All that to say that while I do fear the war coming to Haven’s doorstep, I also don’t fear the results.  The Union wins, it’s all good.  The UAS wins, that’s rough and we will all die.  Not just us.  Everyone.  The UAS can’t hold this territory and they have no idea how to grow and adapt.  They will crumble like the rest of Humanity already has.  And then there will be nothing here.  But what does that really mean?  Really?  I’m not being fatalistic or morose and I certainly don’t want to die, but seriously ask yourself the question.  We all die, but how is that any different than what life has already thrown at us in the form of rising dead?  And we’re not talking about total extinction.  There will still be other survivors.  And other countries have their own pockets of Humanity, some of them probably doing much better than we are here.  Maybe an isolated island.  I bet New Zealand is doing incredibly well, for example.  Humanity will survive even if the UAS lays waste and then crumbles under their own weighty shortsightedness.  And then Nature will continue without us.  The dead will run short on easily obtainable food and they will starve.  The planted fields of Haven will grow wild.  Clover will cover the streets.  Vines and trees will spring up and everything, the walls, the Box, the compound, the hospital, the cheeseburger emporium, the fortified walls that Josh built around his house in the first days of The Fall, they will all crumble away.  We succeed and life will flourish here.  We fail and life will still flourish and one day people will rise again.  Survivors from other countries will branch out as the dead finally lay down.  People will come and rebuild on the ruins of Haven, rebuild Josh’s house, the hospital, the cheeseburgers, rebuild it all.  The streets will return and life will continue.

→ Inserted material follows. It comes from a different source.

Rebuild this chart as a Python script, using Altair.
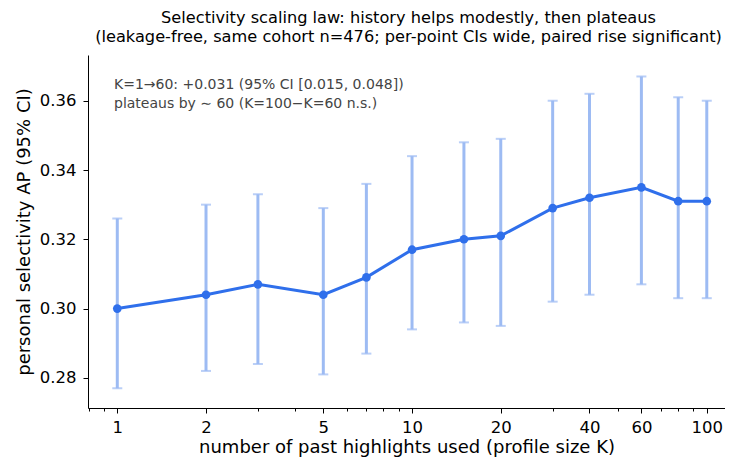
import altair as alt
import pandas as pd

K = [1, 2, 3, 5, 7, 10, 15, 20, 30, 40, 60, 80, 100]
AP = [0.300, 0.304, 0.307, 0.304, 0.309, 0.317, 0.320, 0.321, 0.329, 0.332, 0.335, 0.331, 0.331]
LO = [0.277, 0.282, 0.284, 0.281, 0.287, 0.294, 0.296, 0.295, 0.302, 0.304, 0.307, 0.303, 0.303]
HI = [0.326, 0.330, 0.333, 0.329, 0.336, 0.344, 0.348, 0.349, 0.360, 0.362, 0.367, 0.361, 0.360]

major_ticks = [1, 2, 5, 10, 20, 40, 60, 100]
minor_ticks = [0.8, 0.9, 3, 4, 6, 7, 8, 9, 30, 50, 70, 80, 90]
y_ticks = [0.28, 0.30, 0.32, 0.34, 0.36]

title_lines = [
    "Selectivity scaling law: history helps modestly, then plateaus",
    "(leakage-free, same cohort n=476; per-point CIs wide, paired rise significant)",
]
note_lines = [
    "K=1\u219260: +0.031 (95% CI [0.015, 0.048])",
    "plateaus by  \u223c 60 (K=100\u2212K=60 n.s.)",
]

df = pd.DataFrame({"K": K, "AP": AP, "lo": LO, "hi": HI})
FONT = "DejaVu Sans"
LINE = "#2F6FEB"
BAR = "#9DBBF3"

major_str = "[" + ",".join(str(v) for v in major_ticks) + "]"
is_major = f"indexof({major_str}, datum.value) >= 0"

xscale = alt.Scale(type="log", domain=[0.7955, 115.3])
yscale = alt.Scale(domain=[0.2713, 0.3732], nice=False, zero=False)

xaxis = alt.Axis(
    values=sorted(major_ticks + minor_ticks),
    labelExpr=f"{is_major} ? datum.label : ''",
    title="number of past highlights used (profile size K)",
    grid=False, tickColor="black", domainColor="black",
    tickSize={"condition": {"test": is_major, "value": 5}, "value": 3},
    labelFontSize=16.5, labelColor="black", labelFont=FONT, labelPadding=6,
    titleFont=FONT, titleFontSize=18, titleFontWeight="normal", titleColor="black",
    titlePadding=3, labelFlush=False, labelOverlap=False,
)
yaxis = alt.Axis(
    values=y_ticks, format=".2f", title="personal selectivity AP (95% CI)",
    grid=False, tickSize=5, tickColor="black", domainColor="black",
    labelFontSize=16.5, labelColor="black", labelFont=FONT, labelPadding=7,
    titleFont=FONT, titleFontSize=18, titleFontWeight="normal", titleColor="black",
    titlePadding=6,
)

base = alt.Chart(df)

rules = base.mark_rule(color=BAR, strokeWidth=3).encode(
    x=alt.X("K:Q", scale=xscale, axis=xaxis),
    y=alt.Y("lo:Q", scale=yscale, axis=yaxis),
    y2="hi:Q",
)
cap_lo = base.mark_tick(color=BAR, orient="horizontal", size=10, thickness=2).encode(
    x=alt.X("K:Q", scale=xscale), y=alt.Y("lo:Q", scale=yscale)
)
cap_hi = base.mark_tick(color=BAR, orient="horizontal", size=10, thickness=2).encode(
    x=alt.X("K:Q", scale=xscale), y=alt.Y("hi:Q", scale=yscale)
)
line = base.mark_line(color=LINE, strokeWidth=3).encode(
    x=alt.X("K:Q", scale=xscale), y=alt.Y("AP:Q", scale=yscale)
)
pts = base.mark_circle(color=LINE, size=75, opacity=1).encode(
    x=alt.X("K:Q", scale=xscale), y=alt.Y("AP:Q", scale=yscale)
)

note = alt.Chart(pd.DataFrame({"t": ["\n".join(note_lines)]})).mark_text(
    align="left", baseline="middle", font=FONT, fontSize=14, color="#444444",
    lineBreak="\n", lineHeight=18.5,
).encode(
    x=alt.value(26),
    y=alt.value(30),
    text="t:N",
)

chart = (
    alt.layer(rules, cap_lo, cap_hi, line, pts, note)
    .properties(
        width=637, height=353,
        autosize=alt.AutoSizeParams(type="none"),
        padding={"left": 80, "top": 47, "right": 0, "bottom": 49},
        title=alt.TitleParams(
            text=title_lines, font=FONT, fontSize=16.2, fontWeight="normal",
            color="black", anchor="middle", lineHeight=18.5, offset=10, dx=2,
        ),
    )
    .configure_view(stroke=None)
)

chart.save("out.html", embed_options={"renderer": "svg", "actions": False})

And that is why I’m a pragmatist.  Again, this isn’t self-pity or depression.  Someone I cared for very much before these days used to tell me when my self-pity was getting out of control.  She’s…I don’t know where now.  Probably shuffling around with everyone else I ever knew.  But what I do know is that these new people in my life, they are going to live.  Whether it’s over the broken remains of the UAS or as clover pollen in the wind, we will live.  That’s the pragmatism I’m talking about.  And it’s very comforting to me to think about as I strain my ears during the night, listening to the moans outside the wall and trying to catch the first sign of an approaching UAS vanguard.  We will survive and life will continue.

That poem, in case you were wondering, was by Sara Teasdale.  It’s called There Will Come Soft Rains and it was used to great effect by the always immortal (in the best possible way, such words not being what they used to) Ray Bradbury in a short story about a fully automated house continuing its blissful daily existence even after its family was incinerated to a nuclear shadow on the front lawn and even as it burns to death.  It was included in The Martian Chronicles.  If you haven’t, go read it.  To the point here’s the poem:

There will come soft rains and the smell of the ground
And swallows circling with their shimmering sound
And frogs in the pools singing at night
And wild plum trees in tremulous white
Robins will wear their feathery fire
Whistling their whims on a low fence-wire
And not one will know of the war, not one
Will care at last when it is done
Not one would mind, neither bird nor tree
If mankind perished utterly
And Spring herself, when she woke at dawn
Would scarcely know that we were gone.

It’s very sad, very inspirational, and very true.  And more applicable here than I’m comfortable admitting.  The UAS is coming.  But they can’t kill us.  Not what was created here.  Only Nature can do that.  And really, that’s as it should be and how it always was.  No zombies, no delusional politicians, no incoming army, no vigilante action, no Dragoon, and no blog will stop it.  We march towards dust always and I do it with a glad heart because in the end, we are all part of something bigger.  Dawn is coming whether we’re here for it or not.  And it always will be.